Gaby has posted his idea about a magazine
where selected blog postings are used to compose a magazine. He wonders if people would like to pay to have their postings published in such a magazine.
This opens up a whole lot of questions about publishing and how it could be conducted in the age of blogging and increased generation of real content in the "blogosphere".
My first reaction is no. I don't want to pay to have my posts published in a magazine. If you think my posts are good enough, then you should pay me. In fact this is just like buying advertising, I also don't go to newspapers or magazines and pay to put an ad in the newspaper to promote anything, whether it's an idea or a product.
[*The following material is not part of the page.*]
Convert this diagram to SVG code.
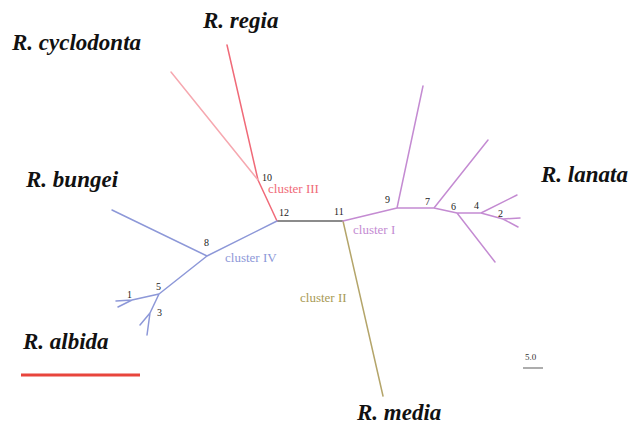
<svg xmlns="http://www.w3.org/2000/svg" width="634" height="426" viewBox="0 0 634 426">
<style>
.sp{font-family:"Liberation Serif","Times New Roman",serif;font-weight:bold;font-style:italic;font-size:23px;fill:#111}
.cl{font-family:"Liberation Serif","Times New Roman",serif;font-size:13px}
.n{font-family:"Liberation Serif","Times New Roman",serif;font-size:10px;fill:#222}
.e{fill:none;stroke-width:1.5;stroke-linecap:round;stroke-linejoin:round}
.c1{stroke:#c48bd2}.c2{stroke:#b4a56a}.c3{stroke:#f06a78}.c4{stroke:#8d98d8}
</style>
<rect width="634" height="426" fill="#fff"/>
<g id="edges">
<line class="e" x1="277" y1="221" x2="343" y2="221" stroke="#666"/>
<path class="e c3" d="M277,221 L258,180 L227,45"/>
<path class="e" stroke="#f6a8b0" d="M258,180 L171,72"/>
<path class="e c4" d="M277,221 L207,256 L112,210 M207,256 L159,294 L132,300 L116,301 M132,300 L118,307 M159,294 L150,313 L140,325 M150,313 L147,335"/>
<path class="e c2" d="M343,221 L383,396"/>
<path class="e c1" d="M343,221 L397,208 L423,86 M397,208 L434,208 L488,140 M434,208 L457,213 L495,262 M457,213 L481,213 L517,195 M481,213 L503,219 L520,218 M503,219 L518,227"/>
</g>
<g id="labels">
<text class="sp" x="12" y="50">R. cyclodonta</text>
<text class="sp" x="203" y="28">R. regia</text>
<text class="sp" x="26" y="187">R. bungei</text>
<text class="sp" x="541" y="182">R. lanata</text>
<text class="sp" x="23" y="349">R. albida</text>
<text class="sp" x="357" y="420">R. media</text>
<text class="cl" x="268" y="193" fill="#f06a78">cluster III</text>
<text class="cl" x="353" y="234" fill="#c48bd2">cluster I</text>
<text class="cl" x="225" y="262" fill="#8d98d8">cluster IV</text>
<text class="cl" x="300" y="302" fill="#a89a55">cluster II</text>
</g>
<g id="nodes">
<text class="n" x="262" y="181">10</text>
<text class="n" x="279" y="216">12</text>
<text class="n" x="334" y="215">11</text>
<text class="n" x="385" y="203">9</text>
<text class="n" x="425" y="205">7</text>
<text class="n" x="451" y="210">6</text>
<text class="n" x="474" y="209">4</text>
<text class="n" x="498" y="217">2</text>
<text class="n" x="204" y="246">8</text>
<text class="n" x="156" y="290">5</text>
<text class="n" x="127" y="298">1</text>
<text class="n" x="157" y="316">3</text>
</g>
<g id="scale">
<text x="525" y="360" font-family="Liberation Serif,serif" font-size="9" fill="#333">5.0</text>
<line x1="523" y1="368" x2="543" y2="368" stroke="#777" stroke-width="1.2"/>
<line x1="21" y1="375" x2="140" y2="375" stroke="#e8453c" stroke-width="3"/>
</g>
</svg>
In fact the model is flawed as an attempt to promote the free exchange of ideas to fight the powerful media/advertising interests. Using this model, inevitably the people with the most money will be the ones that will have their postings published more often and more prominently. This is exactly what we're trying to avoid.
Instead I propose a model where ideas (weblog posts) are evaluated on their merits, and the authors are asked whether they wouldn't mind if their posts are printed in a magazine which is then sold on newsstands. If it's successful, then eventually the authors could be paid small amounts for each post. Authors should also be given the opportunity to submit a "cleaned up" version of their posts in cooperation with the editing staff. This is basically old fashioned magazine publishing.
Actually I'd prefer an even more flexible model of targeting a magazine buyer's intest. The editing functionality should be automated by the web itself, using a kind of page ranking mechanism, except in a way that ranks pages based on an individual's interests. The system will use the person's history of viewing web pages or blogs, and their history of postings etc. to determine not only the user's direct interests, but also it would have the ability to triangulate new interests based on combinations of areas of interest (that's what Amazon does). This is then combined with a kind of ranking according to overall popularity (like google page ranking, but maybe not based on link-to information, but number of times viewed, and by whom).
This way a web magazine could be sold from kiosks where users logon and print their personalized customized magazine based on the system's prior knowledge of the user's history of web browsing.
This kind of magazine would have only the cost of setting up the kiosks associated with it, and so it could be quite inexpensive, and it could be supported by very targeted advertising which would be very valuable for advertisers (same as google search result advertising).